Beytullah Huseynov, a relative of Mahmudov and head of the Baku Telephone Network, has also become entangled. The Trend news agency reports that he has been arrested and accused of embezzlement, abuse of office and negligence.
As for Mahmudov, his fall from grace seems irrevocable. Hakimeldostu Mehdiyev, a human rights activist living in Nakhichevan, an exclave of Azerbaijan tucked between Armenia and Turkey, reports that a bust of the MNB chief’s father, renowned economist Ahmed Mahmudov, has been demolished and a high school called after him has been given a new name.
POLITICAL INTRIGUE RATHER THAN REFORM
Commentators interviewed by IWPR believe the turbulence reflects conflicts between powerful elite groupings rather than a sudden desire to clean up state institutions.
“In this government, no one gets removed from office or arrested for illegal acts, since the entire functioning of the system is based on illegality,”Arif Hajili, chairman of the opposition party Musavat, said in a recent interview.
Speaking to his party’s newspaper Yeni Musavat, Hajili argued that the two ministers were summarily removed from their jobs because the Azerbaijani leadership had lost confidence in their previously unwavering loyalty.
Mahmudov, in particular, played a key role as boss of a government agency responsible for the surveillance and intimidation of opposition groups.
“The upside of the dismissal of these two ministers is that officials in power have come to understand that this is what lies in store for them,” Hajili added.
Oqtay Gulaliyev, head of a human rights and environmental NGO called Kur, predicts that more people will be swept up in the wave of dismissals and arrests.
“It’s long been known that the entire communications and IT ministry was under the MNB’s thumb.

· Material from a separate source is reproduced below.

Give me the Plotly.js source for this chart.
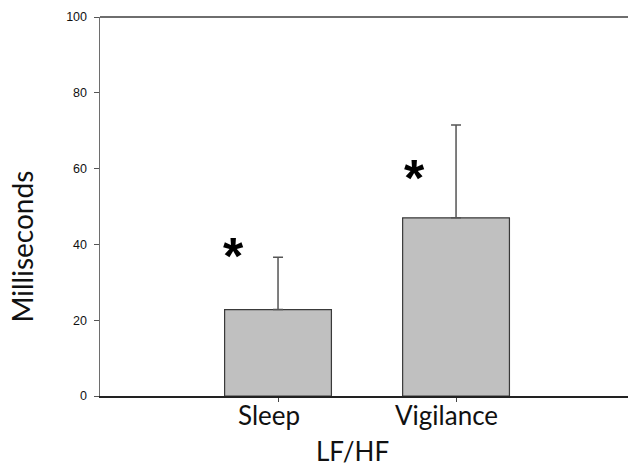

Among the ministries, there have always been groupings [divided] by sphere of influence. For a long time, that never worried anyone, for some reason, yet suddenly there are these developments. All of it points to growing strains between the clans that are in power. These tensions previously went unnoticed as they were on the inside, but now it’s all come out into the open.”
While the charges against Mahmudov and others mostly involve extortion against businesses, senior MNB officers have been named in numerous cases where human rights activists and others have been assaulted and otherwise mistreated.
In October, the Azerbaijani government was forced to agree to pay compensation of 28,000 euro to journalist Agil Khalil. The European Court of Human Rights ruled that Azerbaijan had violated Khalil’s rights after hearing that MNB officers beat him up while he was reporting on a land abuse case. Khalil was later stabbed in the chest by persons unknown. During the investigation of the MNB officers’ attack, investigators tortured Khalil and forced him to say he was stabbed by his “boyfriend”, an individual he says he never met, let alone had a relationship with.
Now that open season has been declared on the MNB, even pro-government politicians have come out and said the secret service has lost its way.
Zahid Oruj of the pro-government Ana Vatan party, for example, told the Moderin.az news site that an institution that was supposed to have the highest professional standards and guard the country against major external security threats had “lowered itself to become a counter-narcotics agency”.
Ilgar Valiyev, a spokesman for the opposition movement NIDA, told IWPR that Mahmudov had replaced many security service officers with policemen from the interior ministry, his previous posting.
Mahmudov’s successor may make matters even worse, Valiyev said. Within days of his dismissal, President Aliyev appointed Madat Guliyev as security minister on an acting basis. Guliyev was previously head of the prisons service and deputy justice minister.
“In his previous post Madat Guliyev was known for having an iron fist. During his time there, the number of mysterious deaths rose in penal institutions, and various methods were applied to pressure political prisoners,” Valiyev said. “Given his past record, I believe these changes will make the MNB’s professional level even worse.”
Afgan Mukhtarli is an Azerbaijani journalist living abroad.